Mas, de acordo com Ana Margarida Botelho, funcionária do PCP, o partido sempre adiou essa decisão. "Nós tentamos resolver a bem. Não é nossa prática apontar faltas injustificadas e interpor processos disciplinares", esclareceu esta sexta-feira, em tribunal.

Pedro Namora aceitou defender Casanova por amizade ao pai do requerente e porque mais nenhum outro aceitou defendê-lo. Na petição inicial entregue a tribunal, está descrito que o advogado que o funcionário contratou inicialmente "reteve o processo durante dois meses e, no final, alegou que por pressões do PCP não podia assegurar a defesa".

Do lado do PCP, senta-se o advogado Luís Corceiro, membro da Comissão Nacional de Advogados do Partido.

Apesar da relação hostil com o partido do qual se mantém militante, o antigo funcionário não pede indemnizações. Exige apenas a sua reintegração como funcionário, que o PCP lhe continua a negar.
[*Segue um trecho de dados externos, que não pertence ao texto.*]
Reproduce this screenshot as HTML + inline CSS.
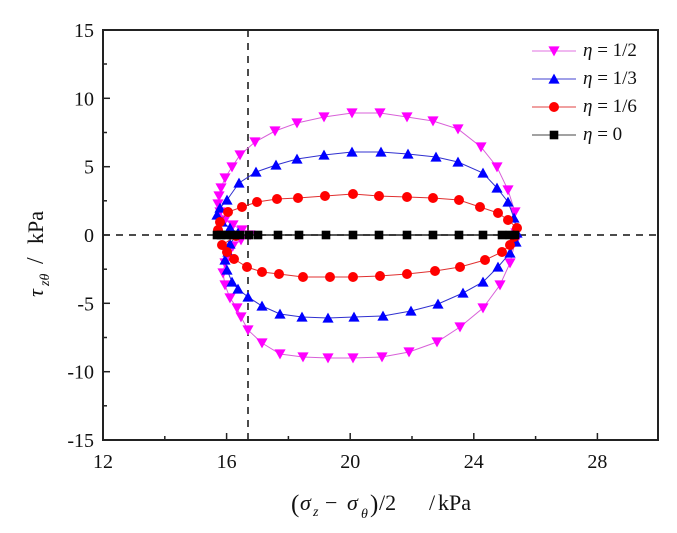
<!DOCTYPE html>
<html><head><meta charset="utf-8">
<style>
html,body{margin:0;padding:0;background:#fff;}
svg{display:block;}
text{font-family:"Liberation Serif","DejaVu Serif",serif;fill:#111;}
</style></head>
<body>
<svg width="677" height="533" viewBox="0 0 677 533" xmlns="http://www.w3.org/2000/svg">
<defs>
<path id="td" d="M-5.6,-4.6 L5.6,-4.6 L0,5.4Z"/>
<path id="tu" d="M-5.6,4.6 L5.6,4.6 L0,-5.4Z"/>
<circle id="ci" r="5"/>
<rect id="sq" x="-4.3" y="-4.3" width="8.6" height="8.6"/>
</defs>
<rect x="0" y="0" width="677" height="533" fill="#fff"/>

<!-- dashed lines -->
<line x1="103" y1="235" x2="658" y2="235" stroke="#111" stroke-width="1.5" stroke-dasharray="7,6"/>
<line x1="248" y1="30" x2="248" y2="440" stroke="#111" stroke-width="1.5" stroke-dasharray="7,6"/>

<!-- magenta eta=1/2 -->
<polyline fill="none" stroke="#d860d8" stroke-width="1" points="516,233 515,212 508,190 497,167 481,147 458,129 433,121 407,117 380,113 352,113 324,117 297,123 275,131 255,142 240,155 232,167 225,178 221,188 219,196 218,204 220,212 225,220 233,225 242,230 250,235 241,240 233,246 228,254 225,263 223,273 225,285 230,298 237,308 241,317 248,330 262,343 280,354 303,357 328,358 353,358 382,357 409,352 437,342 460,327 483,308 500,285 510,263 515,242 516,233"/>
<g fill="#ff00ff">
<use href="#td" x="516" y="233"/><use href="#td" x="515" y="212"/><use href="#td" x="508" y="190"/><use href="#td" x="497" y="167"/><use href="#td" x="481" y="147"/><use href="#td" x="458" y="129"/><use href="#td" x="433" y="121"/><use href="#td" x="407" y="117"/><use href="#td" x="380" y="113"/><use href="#td" x="352" y="113"/><use href="#td" x="324" y="117"/><use href="#td" x="297" y="123"/><use href="#td" x="275" y="131"/><use href="#td" x="255" y="142"/><use href="#td" x="240" y="155"/><use href="#td" x="232" y="167"/><use href="#td" x="225" y="178"/><use href="#td" x="221" y="188"/><use href="#td" x="219" y="196"/><use href="#td" x="218" y="204"/><use href="#td" x="220" y="212"/><use href="#td" x="225" y="220"/><use href="#td" x="233" y="225"/><use href="#td" x="242" y="230"/><use href="#td" x="250" y="235"/><use href="#td" x="241" y="240"/><use href="#td" x="233" y="246"/><use href="#td" x="228" y="254"/><use href="#td" x="225" y="263"/><use href="#td" x="223" y="273"/><use href="#td" x="225" y="285"/><use href="#td" x="230" y="298"/><use href="#td" x="237" y="308"/><use href="#td" x="241" y="317"/><use href="#td" x="248" y="330"/><use href="#td" x="262" y="343"/><use href="#td" x="280" y="354"/><use href="#td" x="303" y="357"/><use href="#td" x="328" y="358"/><use href="#td" x="353" y="358"/><use href="#td" x="382" y="357"/><use href="#td" x="409" y="352"/><use href="#td" x="437" y="342"/><use href="#td" x="460" y="327"/><use href="#td" x="483" y="308"/><use href="#td" x="500" y="285"/><use href="#td" x="510" y="263"/><use href="#td" x="515" y="242"/>
</g>

<!-- blue eta=1/3 -->
<polyline fill="none" stroke="#3030d0" stroke-width="1" points="517,233 514,218 508,202 497,188 483,173 458,162 436,157 408,154 381,152 352,152 324,155 297,159 276,165 256,172 239,183 227,200 220,208 217,215 222,222 230,228 238,233 230,244 228,252 225,260 227,270 232,282 238,289 248,297 262,306 280,314 302,317 328,318 354,317 383,316 411,311 438,304 463,293 483,282 498,267 510,253 516,242 517,233"/>
<g fill="#0000ff">
<use href="#tu" x="517" y="233"/><use href="#tu" x="514" y="218"/><use href="#tu" x="508" y="202"/><use href="#tu" x="497" y="188"/><use href="#tu" x="483" y="173"/><use href="#tu" x="458" y="162"/><use href="#tu" x="436" y="157"/><use href="#tu" x="408" y="154"/><use href="#tu" x="381" y="152"/><use href="#tu" x="352" y="152"/><use href="#tu" x="324" y="155"/><use href="#tu" x="297" y="159"/><use href="#tu" x="276" y="165"/><use href="#tu" x="256" y="172"/><use href="#tu" x="239" y="183"/><use href="#tu" x="227" y="200"/><use href="#tu" x="220" y="208"/><use href="#tu" x="217" y="215"/><use href="#tu" x="222" y="222"/><use href="#tu" x="230" y="228"/><use href="#tu" x="238" y="233"/><use href="#tu" x="230" y="244"/><use href="#tu" x="228" y="252"/><use href="#tu" x="225" y="260"/><use href="#tu" x="227" y="270"/><use href="#tu" x="232" y="282"/><use href="#tu" x="238" y="289"/><use href="#tu" x="248" y="297"/><use href="#tu" x="262" y="306"/><use href="#tu" x="280" y="314"/><use href="#tu" x="302" y="317"/><use href="#tu" x="328" y="318"/><use href="#tu" x="354" y="317"/><use href="#tu" x="383" y="316"/><use href="#tu" x="411" y="311"/><use href="#tu" x="438" y="304"/><use href="#tu" x="463" y="293"/><use href="#tu" x="483" y="282"/><use href="#tu" x="498" y="267"/><use href="#tu" x="510" y="253"/><use href="#tu" x="516" y="242"/>
</g>

<!-- red eta=1/6 -->
<polyline fill="none" stroke="#e03030" stroke-width="1" points="517,228 508,220 498,213 480,207 459,200 433,198 407,197 379,196 353,194 325,196 298,198 277,199 257,202 242,207 228,212 220,222 218,230 236,236 222,245 227,252 234,259 247,267 262,272 279,274 303,277 330,277 353,277 380,276 407,274 435,271 460,267 485,260 502,252 510,245 514,237 517,228"/>
<g fill="#ff0000">
<use href="#ci" x="517" y="228"/><use href="#ci" x="508" y="220"/><use href="#ci" x="498" y="213"/><use href="#ci" x="480" y="207"/><use href="#ci" x="459" y="200"/><use href="#ci" x="433" y="198"/><use href="#ci" x="407" y="197"/><use href="#ci" x="379" y="196"/><use href="#ci" x="353" y="194"/><use href="#ci" x="325" y="196"/><use href="#ci" x="298" y="198"/><use href="#ci" x="277" y="199"/><use href="#ci" x="257" y="202"/><use href="#ci" x="242" y="207"/><use href="#ci" x="228" y="212"/><use href="#ci" x="220" y="222"/><use href="#ci" x="218" y="230"/><use href="#ci" x="236" y="236"/><use href="#ci" x="222" y="245"/><use href="#ci" x="227" y="252"/><use href="#ci" x="234" y="259"/><use href="#ci" x="247" y="267"/><use href="#ci" x="262" y="272"/><use href="#ci" x="279" y="274"/><use href="#ci" x="303" y="277"/><use href="#ci" x="330" y="277"/><use href="#ci" x="353" y="277"/><use href="#ci" x="380" y="276"/><use href="#ci" x="407" y="274"/><use href="#ci" x="435" y="271"/><use href="#ci" x="460" y="267"/><use href="#ci" x="485" y="260"/><use href="#ci" x="502" y="252"/><use href="#ci" x="510" y="245"/><use href="#ci" x="514" y="237"/>
</g>

<!-- black eta=0 -->
<line x1="217" y1="235" x2="515" y2="235" stroke="#222" stroke-width="1.5"/>
<g fill="#000">
<use href="#sq" x="217" y="235"/><use href="#sq" x="221" y="235"/><use href="#sq" x="226" y="235"/><use href="#sq" x="232" y="235"/><use href="#sq" x="240" y="235"/><use href="#sq" x="249" y="235"/><use href="#sq" x="258" y="235"/><use href="#sq" x="278" y="235"/><use href="#sq" x="299" y="235"/><use href="#sq" x="326" y="235"/><use href="#sq" x="353" y="235"/><use href="#sq" x="379" y="235"/><use href="#sq" x="407" y="235"/><use href="#sq" x="433" y="235"/><use href="#sq" x="459" y="235"/><use href="#sq" x="483" y="235"/><use href="#sq" x="502" y="235"/><use href="#sq" x="510" y="235"/><use href="#sq" x="515" y="235"/>
</g>

<!-- frame -->
<rect x="103" y="30" width="555" height="410" fill="none" stroke="#222" stroke-width="2"/>

<!-- y ticks -->
<g stroke="#222" stroke-width="1.5">
<line x1="103" y1="30" x2="110" y2="30"/><line x1="103" y1="64" x2="107" y2="64"/>
<line x1="103" y1="98.3" x2="110" y2="98.3"/><line x1="103" y1="132.5" x2="107" y2="132.5"/>
<line x1="103" y1="166.7" x2="110" y2="166.7"/><line x1="103" y1="200.8" x2="107" y2="200.8"/>
<line x1="103" y1="235" x2="110" y2="235"/><line x1="103" y1="269.2" x2="107" y2="269.2"/>
<line x1="103" y1="303.3" x2="110" y2="303.3"/><line x1="103" y1="337.5" x2="107" y2="337.5"/>
<line x1="103" y1="371.7" x2="110" y2="371.7"/><line x1="103" y1="405.8" x2="107" y2="405.8"/>
<!-- x ticks -->
<line x1="164.8" y1="440" x2="164.8" y2="436"/><line x1="226.6" y1="440" x2="226.6" y2="433"/>
<line x1="288.4" y1="440" x2="288.4" y2="436"/><line x1="350.2" y1="440" x2="350.2" y2="433"/>
<line x1="412" y1="440" x2="412" y2="436"/><line x1="473.8" y1="440" x2="473.8" y2="433"/>
<line x1="535.6" y1="440" x2="535.6" y2="436"/><line x1="597.4" y1="440" x2="597.4" y2="433"/>
</g>

<!-- y tick labels -->
<g font-size="20" text-anchor="end">
<text x="94" y="37">15</text>
<text x="94" y="105.3">10</text>
<text x="94" y="173.7">5</text>
<text x="94" y="242">0</text>
<text x="94" y="310.3">-5</text>
<text x="94" y="378.7">-10</text>
<text x="94" y="447">-15</text>
</g>
<!-- x tick labels -->
<g font-size="20" text-anchor="middle">
<text x="103" y="468">12</text>
<text x="226.6" y="468">16</text>
<text x="350.2" y="468">20</text>
<text x="473.8" y="468">24</text>
<text x="597.4" y="468">28</text>
</g>

<!-- x axis label -->
<g font-size="22">
<text x="291" y="512" font-size="25">(</text>
<text x="300" y="510" font-style="italic">σ</text>
<text x="313" y="516" font-size="14" font-style="italic">z</text>
<text x="325" y="510">−</text>
<text x="347" y="510" font-style="italic">σ</text>
<text x="361" y="518" font-size="14" font-style="italic">θ</text>
<text x="370" y="512" font-size="25">)</text>
<text x="379" y="510">/2</text>
<text x="429" y="510">/</text>
<text x="438" y="510">kPa</text>
</g>

<!-- y axis label -->
<g transform="translate(43,297) rotate(-90)" font-size="22">
<text x="0" y="0" font-style="italic">τ</text>
<text x="11" y="6" font-size="14" font-style="italic">zθ</text>
<text x="33" y="0" font-size="24">/</text>
<text x="53" y="0">kPa</text>
</g>

<!-- legend -->
<g stroke-width="1">
<line x1="532" y1="51" x2="576" y2="51" stroke="#e070e0"/>
<line x1="532" y1="79" x2="576" y2="79" stroke="#4040d0"/>
<line x1="532" y1="107" x2="576" y2="107" stroke="#e04040"/>
<line x1="532" y1="135" x2="576" y2="135" stroke="#444"/>
</g>
<use href="#td" x="554" y="51" fill="#ff00ff"/>
<use href="#tu" x="554" y="79" fill="#0000ff"/>
<use href="#ci" x="554" y="107" fill="#ff0000"/>
<use href="#sq" x="554" y="135" fill="#000"/>
<g font-size="19">
<text x="583" y="56"><tspan font-style="italic">η</tspan> = 1/2</text>
<text x="583" y="84"><tspan font-style="italic">η</tspan> = 1/3</text>
<text x="583" y="112"><tspan font-style="italic">η</tspan> = 1/6</text>
<text x="583" y="140"><tspan font-style="italic">η</tspan> = 0</text>
</g>
</svg>
</body></html>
Jerónimo de Sousa falha a audiência

Ao todo, há 14 testemunhas mencionadas no processo, algumas delas comuns à defesa e acusação. Entre militantes e funcionários, está também o secretário-geral do partido, Jerónimo de Sousa, bem como o deputado Francisco Lopes.

Ambos eram esperados na audiência desta sexta-feira, mas não compareceram. Segundo o advogado de Casanova, os dois recorreram ao estatuto de deputados para não comparecerem à audiência. O PCP terá apenas proposto a possibilidade de entregar ao tribunal um testemunho por escrito. Mas tal impediria a existência de um contrainterrogatório, pelo que Pedro Namora decidiu prescindir destas testemunhas.

Contactado pelo DN, o PCP indicou apenas que as suas presenças "não estão consideradas em tribunal", ainda que os seus nomes surjam mencionados no rol de testemunhas, ao qual o DN teve acesso.